L’Etat hébreu a beaucoup d’amis en France, dans les hauts cercles : c’est le cas à la tête des deux Chambres, Sénat et Assemblée nationale. La Palestine aussi a de solides soutiens au Parlement et un peu partout. Ce mardi 15 avril ce sont les partisans d’Israël qui donnent de la voix. Ils montent vite au front et occupent l’espace après l’annonce surprise du président Emmanuel Macron sur la reconnaissance de l’Etat palestinien dès juin prochain, et manifestement la France ne sera pas seule.
La chose est suffisamment inquiétante pour terrifier ceux que le statu quo au Moyen-Orient rassure, en dépit de son lot de drames humains en Palestine depuis 76 ans. Le fils du Premier ministre israélien a dit tout le mal – il a dit bien plus – qu’il pense de la sortie de Macron, c’est au tour du sénateur français Roger Karoutchi. «Comme la lettre le dit, nous ne nous opposons pas à la reconnaissance d’un État de Palestine, en revanche, est-ce que l’annoncer au printemps 2025 était opportun»…
«Le massacre du 7 octobre a causé la mort de 42 de nos compatriotes, tous les otages n’ont pas été libérés, le Hamas refuse de rendre les armes et d’arrêter la guerre», a ajouté l’élu des Hauts-de-Seine. Comme si ce n’est pas Netanyahu qui a torpillé méthodiquement le cessez-le-feu et donc le retour des otages, alors que le mécanisme libération/échange de prisonniers fonctionnait très bien malgré les écueils. Même les familles des otages israéliens le crient.
Le sénateur fustige l’absence de coordination entre le chef de l’Etat et le ministère des Affaires étrangères. «Au même moment que l’annonce d’Emmanuel Macron de vouloir reconnaître la Palestine, le ministre des affaires étrangères, Jean-Noël Barrot, est auditionné au Sénat et réaffirme que les conditions ne sont pas remplies pour une reconnaissance. Et évidemment, c’est le Quai d’Orsay qui a raison», commente Karoutchi.
«Il y a la réalité et les vœux. Mon vœu permanent c’est qu’il y ait la paix au Proche-Orient, mais est-il réaliste aujourd’hui ? Le chef de l’Etat doit prendre les choses telles qu’elles sont», martèle le sénateur.
La lettre souligne que reconnaître l’Etat de Palestine, c’est «plonger dans l’inconnu» avec une Autorité palestinienne qui n’a ni «crédibilité» ni «légitimité (…). Quand les otages seront libérés, que le Hamas ne sera plus là et que l’Autorité palestinienne se trouvera renforcée, alors nous pourrons reprendre les discussions sur la reconnaissance de la Palestine», glisse Karoutchi…
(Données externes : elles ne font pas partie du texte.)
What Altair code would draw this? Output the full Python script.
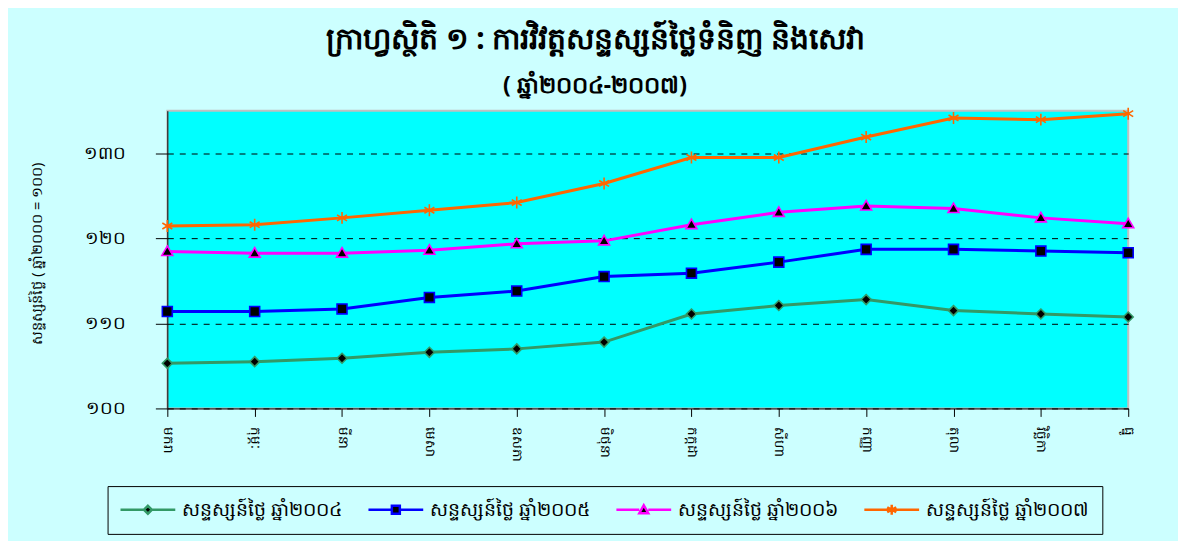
import altair as alt
import pandas as pd

months = ["មករា", "កុម្ភៈ", "មីនា", "មេសា", "ឧសភា", "មិថុនា",
          "កក្កដា", "សីហា", "កញ្ញា", "តុលា", "វិច្ឆិកា", "ធ្នូ"]
series_names = ["សន្ទស្សន៍ថ្លៃ ឆ្នាំ២០០៤", "សន្ទស្សន៍ថ្លៃ ឆ្នាំ២០០៥",
                "សន្ទស្សន៍ថ្លៃ ឆ្នាំ២០០៦", "សន្ទស្សន៍ថ្លៃ ឆ្នាំ២០០៧"]
cpi_2004 = [105.3, 105.5, 105.9, 106.6, 107.0, 107.8, 111.1, 112.1, 112.8, 111.5, 111.1, 110.75]
cpi_2005 = [111.4, 111.4, 111.7, 113.05, 113.8, 115.5, 115.9, 117.2, 118.7, 118.7, 118.5, 118.3]
cpi_2006 = [118.45, 118.25, 118.25, 118.6, 119.35, 119.7, 121.6, 123.05, 123.8, 123.5, 122.4, 121.7]
cpi_2007 = [121.45, 121.6, 122.4, 123.3, 124.2, 126.45, 129.5, 129.5, 131.9, 134.15, 133.95, 134.65]
y_ticks = [100, 110, 120, 130]
y_tick_labels = ["១០០", "១១០", "១២០", "១៣០"]

title_text = "ក្រាហ្វស្ថិតិ ១ : ការវិវត្តសន្ទស្សន៍ថ្លៃទំនិញ  និងសេវា"
subtitle_text = "( ឆ្នាំ២០០៤-២០០៧)"
y_title = "សន្ទស្សន៍ថ្លៃ ( ឆ្នាំ២០០០ = ១០០)"

colors = ["#339966", "#0000ff", "#ff00ff", "#ff6600"]
point_shapes = [
    "M0,-1L1,0L0,1L-1,0Z",
    "M-1,-1H1V1H-1Z",
    "M0,-1.1L1.1,0.8H-1.1Z",
    "M-1,-0.6L1,0.6M-1,0.6L1,-0.6M0,-1.2V1.2",
]
legend_shapes = [
    "M-5.5,0H-0.8M0.8,0H5.5M0,-0.8L0.8,0L0,0.8L-0.8,0Z",
    "M-5.5,0H-0.8M0.8,0H5.5M-0.8,-0.8H0.8V0.8H-0.8Z",
    "M-5.5,0H-0.9M0.9,0H5.5M0,-0.9L0.9,0.7H-0.9Z",
    "M-5.5,0H5.5M-0.9,-0.5L0.9,0.5M-0.9,0.5L0.9,-0.5M0,-1V1",
]

rows = []
for name, vals in zip(series_names, [cpi_2004, cpi_2005, cpi_2006, cpi_2007]):
    for m, v in zip(months, vals):
        rows.append({"month": m, "series": name, "value": v})
df = pd.DataFrame(rows)

label_map = "{" + ",".join(f"'{t}':'{l}'" for t, l in zip(y_ticks, y_tick_labels)) + "}"

FONT = "Noto Sans"

x_enc = alt.X("month:N", sort=months,
              scale=alt.Scale(type="point", padding=0),
              axis=alt.Axis(title=None, labelAngle=90, labelFontSize=13.5, labelColor="black",
                            labelFont=FONT, tickSize=8, tickColor="black", domainColor="black",
                            labelPadding=10, grid=False))
y_enc = alt.Y("value:Q",
              scale=alt.Scale(domain=[100, 135], nice=False, zero=False),
              axis=alt.Axis(values=y_ticks, title=y_title, labelExpr=label_map + "[datum.label]",
                            labelFontSize=18, labelFont=FONT, labelColor="black",
                            tickSize=12, tickColor="black", domainColor="black", labelPadding=30,
                            grid=True, gridColor="black", gridDash=[6, 6], gridWidth=1,
                            titleFont=FONT, titleFontSize=14.5, titleFontWeight="normal",
                            titleAngle=-90, titleX=-123, titleY=143, titleColor="black"))

base = alt.Chart(df)

lines = base.mark_line(strokeWidth=3).encode(
    x=x_enc, y=y_enc,
    color=alt.Color("series:N", sort=series_names,
                    scale=alt.Scale(domain=series_names, range=colors), legend=None),
)

points = base.mark_point(filled=False, fill="black", strokeWidth=1.6, size=100, opacity=1).encode(
    x=x_enc, y=y_enc,
    stroke=alt.Stroke("series:N", sort=series_names,
                      scale=alt.Scale(domain=series_names, range=colors), legend=None),
    shape=alt.Shape("series:N", sort=series_names,
                    scale=alt.Scale(domain=series_names, range=point_shapes), legend=None),
)

legend_props = dict(title=None, orient="none", legendX=-60, legendY=377, direction="horizontal",
                    columns=4, strokeColor="black", padding=14, labelFont=FONT, labelFontSize=19,
                    labelColor="black", labelLimit=400, symbolSize=100, symbolStrokeWidth=2.5,
                    symbolOpacity=1, symbolFillColor="black", symbolOffset=17, labelOffset=25,
                    columnPadding=22, symbolLimit=0)

legend_layer = base.mark_point(filled=False, fill="black", opacity=0, size=100).encode(
    x=x_enc, y=y_enc,
    stroke=alt.Stroke("series:N", sort=series_names,
                      scale=alt.Scale(domain=series_names, range=colors),
                      legend=alt.Legend(**legend_props)),
    shape=alt.Shape("series:N", sort=series_names,
                    scale=alt.Scale(domain=series_names, range=legend_shapes),
                    legend=alt.Legend(**legend_props)),
)

chart = alt.layer(lines, points, legend_layer).resolve_scale(
    shape="independent", stroke="independent"
).properties(
    width=965, height=299,
    padding={"left": 160, "top": 102, "right": 50, "bottom": 132},
    autosize="none",
    title=alt.TitleParams(text=title_text, subtitle=subtitle_text, anchor="middle",
                          frame="group", dx=-53, offset=7, font=FONT, fontSize=30,
                          fontWeight="bold", color="black", subtitleFont=FONT,
                          subtitleFontSize=23, subtitleFontWeight="bold",
                          subtitleColor="black", subtitlePadding=20),
).configure(background="#ccffff").configure_view(
    fill="#00ffff", stroke="#c0c0c0", strokeWidth=2
)

chart.save("out.html", embed_options={"renderer": "svg", "actions": False})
Autant dire renvoyer l’Etat palestinien aux calendes grecques, ce que la communauté internationale fait depuis 76 ans.
L’annonce de la reconnaissance est programmée en juin prochain, à l’occasion d’une conférence (sur la solution à deux États) à New York, que la France coprésidera avec l’Arabie saoudite. Le président Macron veut également saisir cette fenêtre pour «finaliser le mouvement de reconnaissance réciproque» des Etats voisins d’Israël. Le sénateur n’est toujours pas convaincu, il voit des dangers partout…
«Il faut inverser le processus. Est-ce que l’Arabie saoudite est prête à reconnaître l’Etat d’Israël ? Car si cela n’arrive pas après la reconnaissance, alors la parole de la France sera totalement décrédibilisée dans les pays arabes. Il aurait pu dire sa ligne, mais ne pas fixer un horizon», argue Karoutchi.
Rappelons que le président Macron a conversé ce mardi avec le Premier ministre israélien pour plaider «une perspective de solution politique à deux États». Fin de non-recevoir de la part de Tel-Aviv, au motif qu’un Etat palestinien serait «une énorme récompense pour le terrorisme».
107 sénateurs de droite et du centre ont cosigné la lettre de Karoutchi. Ce dernier n’est pas allé jusqu’à solliciter les signatures d’autres groupes tout en étant convaincu que «certains socialistes auraient pu la signer». Rappelons qu’en 2014 le Sénat a voté, avec une courte majorité, en faveur d’une reconnaissance de la Palestine. Mais avec la configuration actuelle – la droite est majoritaire – il n’y a aucune chance que ce vote soit réédité…
«Je pense que des personnes qui ont voté pour en 2014 trouvent que ce n’est pas le bon moment aujourd’hui. Parmi les 107 signataires, certains sont en faveur de la solution à deux Etats et donc d’une reconnaissance future de l’Etat Palestinien», soutient l’initiateur du texte. «On ne peut pas accepter que tout soit fait sans le Parlement (…). Il faut qu’il y ait des discussions et peut-être même un vote», insiste l’élu de droite.